Dalam beberapa tahun terakhir, mushaf Madinah terbitan Mujammā al-Mālik Fāhd yang diterbitkan oleh Kerajaan Saudi Arabia menjadi populer di Indonesia. Hal ini karena jamaah Indonesia yang menunaikan ibadah haji membawa pulang Mushaf Madinah sebagai hadiah dan memenuhi pasaran lokal.

Salah satu alasan di balik pembentukan Lajnah Pentashihan Mushaf Al-Qur’an (LPMQ) dan penetapan Mushaf Standar Indonesia adalah untuk memudahkan masyarakat Indonesia yang tidak fasih dalam dalam bahasa Arab, baik dari segi membaca, mengucapkan, dan memahami lafadz dan ayat Al-Qur’an. Mushaf Standar Indonesia dirumuskan untuk mempertimbangkan kebutuhan masyarakat Indonesia yang tidak memiliki latar belakang bahasa Arab sebagai bahasa ibu.

Hal ini dilakukan LPMQ agar masyarakat Indonesia lebih mudah dalam membaca dan mempelajari Al-Qur’an serta diharapkan dapat mengamalkan ajaran-ajaran sesuai dengan ajaran Al-Qur’an.
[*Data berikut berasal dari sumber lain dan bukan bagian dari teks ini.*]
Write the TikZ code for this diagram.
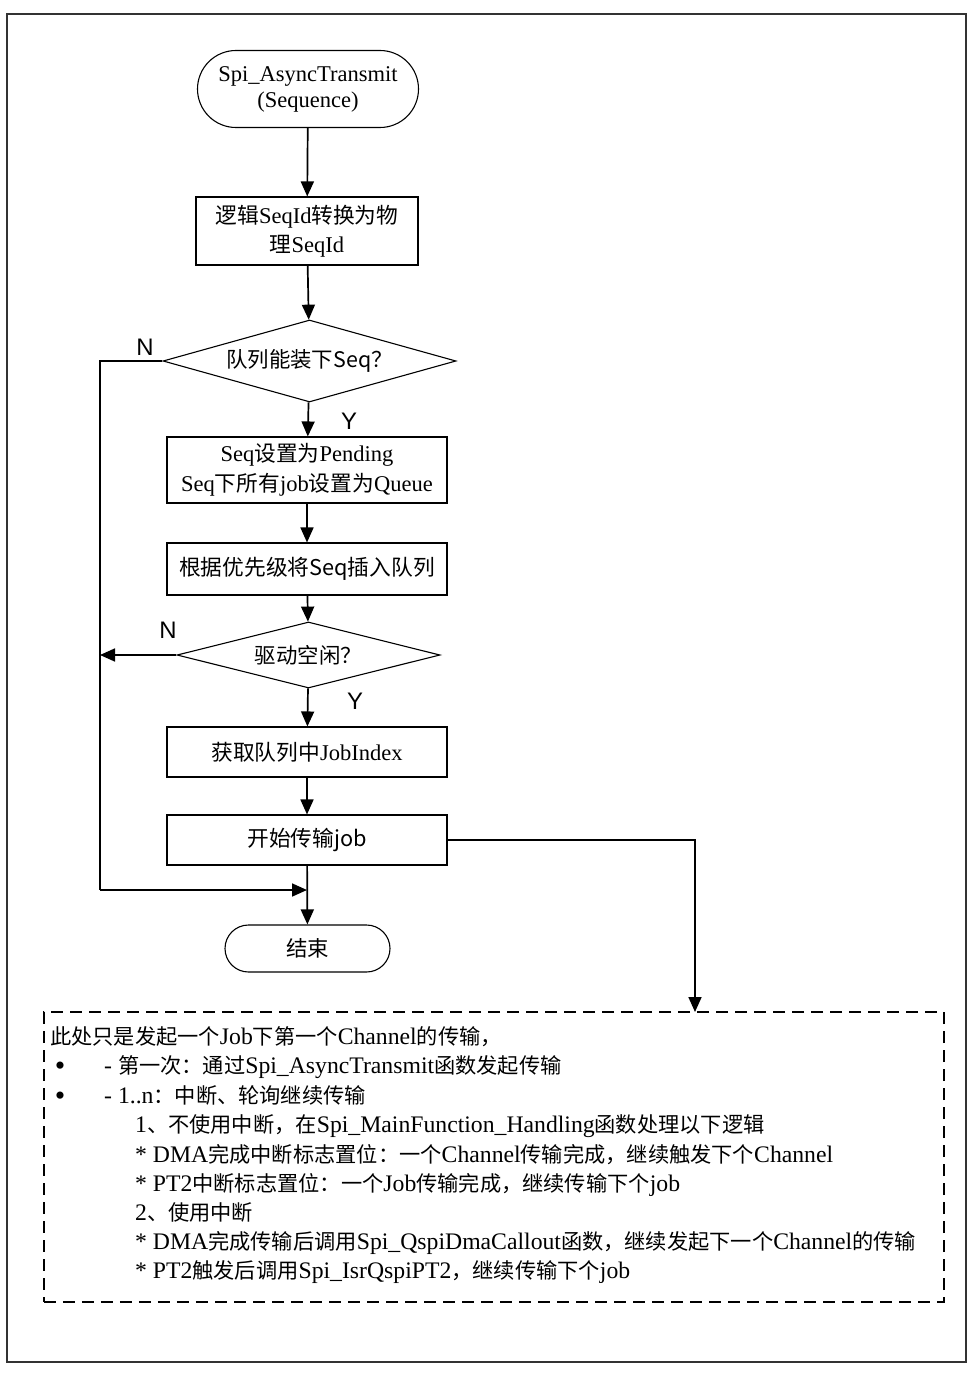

Dalam merumuskan Mushaf Standar Indonesia, LPMQ bekerja sama dengan ulama dan cendekiawan Muslim yang ahli dalam bidang bahasa Arab dan Al-Qur’an.

Alasan untuk memudahkan masyarakat Indonesia dalam membaca Al-Qur’an seperti dijelaskan sebelumnya bukan sekadar diperkirakan atau diduga semata-mata, tetapi dikukuhkan berdasarkan riset yang dilakukan peneliti LPMQ tahun 2013. Dalam penelitian tersebut terungkap, bahwa kecenderungan masyarakat dalam menggunakan Mushaf Standar Indonesia diantaranya adalah karena faktor kemudahan dalam membacanya.

Kemudahan yang dimaksud dalam hal ini adalah kemudahan membaca sesuai dengan kaidah tajwid, seperti ketika terjadi bacaan idgam, ikhfa, iqlab, bacaan panjang, dan beberapa kaidah bacaan tajwid lainnya.

Di Mushaf Madinah, ketika terjadi beberapa hukum bacaan tajwid pada ayat Al-Qur’an tidak ada tanda yang membantu bagaimana membaca dan membunyikannya. Sebagai contoh, pada lafdzul jalalah (lafadz Allah), Mushaf Madinah tidak mencantumkan fathah berdiri (fathah qaimah) pada lam yang memang harus dibaca panjang (dua harakat), sementara di Mushaf Standar Indoensia, lam pada lafadz Allah dibuat fathah berdiri (fathah qaimah) agar dibaca panjang dua harakat.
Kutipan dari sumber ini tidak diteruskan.